◆ AIM OF THE TASK
Without the pictures, return all of the material exactly as written.

— Begin —

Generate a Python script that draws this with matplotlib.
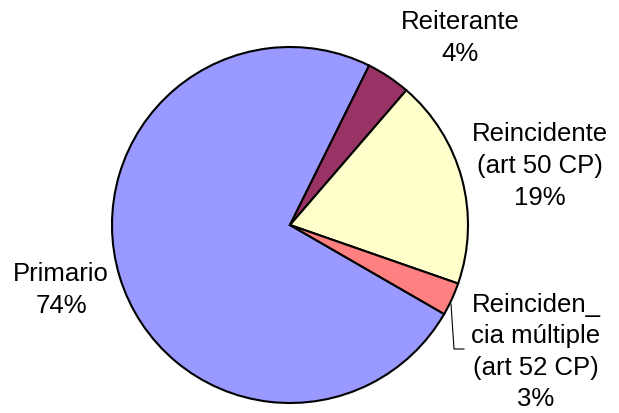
import matplotlib.pyplot as plt

plt.rcParams['font.family'] = ['Liberation Sans', 'DejaVu Sans']

# Data (percent of total)
categories = ['Primario', 'Reiterante', 'Reincidente\n(art 50 CP)',
              'Reinciden_\ncia múltiple\n(art 52 CP)']
values = [74, 4, 19, 3]
colors = ['#9999FF', '#993366', '#FFFFCC', '#FF8080']

# label block centres in pixel coords (x, y from top)
label_pos = [(61, 290), (460, 38), (540, 166), (536, 352)]

W, H = 619, 414
fig = plt.figure(figsize=(W / 100, H / 100), dpi=100)
ax = fig.add_axes([0, 0, 1, 1])

wedges, _ = ax.pie(values, colors=colors, startangle=-30, counterclock=False,
                   radius=178, center=(290, -226), frame=True,
                   wedgeprops=dict(edgecolor='black', linewidth=1.5))
ax.set_xlim(0, W)
ax.set_ylim(-H, 0)
ax.set_aspect('equal')
ax.axis('off')

for cat, val, (x, y) in zip(categories, values, label_pos):
    ax.text(x, -y, f'{cat}\n{val}%', ha='center', va='center',
            fontsize=18.5, linespacing=1.4)

# leader line for the small slice
ax.plot([451, 454, 464], [-305, -350, -350], color='black', linewidth=0.8)

fig.savefig('out.png', dpi=100)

— End —

◆ RESULT FOR THIS EXERCISE
Generate a Python script that draws this with matplotlib.
import matplotlib.pyplot as plt

plt.rcParams['font.family'] = ['Liberation Sans', 'DejaVu Sans']

# Data (percent of total)
categories = ['Primario', 'Reiterante', 'Reincidente\n(art 50 CP)',
              'Reinciden_\ncia múltiple\n(art 52 CP)']
values = [74, 4, 19, 3]
colors = ['#9999FF', '#993366', '#FFFFCC', '#FF8080']

# label block centres in pixel coords (x, y from top)
label_pos = [(61, 290), (460, 38), (540, 166), (536, 352)]

W, H = 619, 414
fig = plt.figure(figsize=(W / 100, H / 100), dpi=100)
ax = fig.add_axes([0, 0, 1, 1])

wedges, _ = ax.pie(values, colors=colors, startangle=-30, counterclock=False,
                   radius=178, center=(290, -226), frame=True,
                   wedgeprops=dict(edgecolor='black', linewidth=1.5))
ax.set_xlim(0, W)
ax.set_ylim(-H, 0)
ax.set_aspect('equal')
ax.axis('off')

for cat, val, (x, y) in zip(categories, values, label_pos):
    ax.text(x, -y, f'{cat}\n{val}%', ha='center', va='center',
            fontsize=18.5, linespacing=1.4)

# leader line for the small slice
ax.plot([451, 454, 464], [-305, -350, -350], color='black', linewidth=0.8)

fig.savefig('out.png', dpi=100)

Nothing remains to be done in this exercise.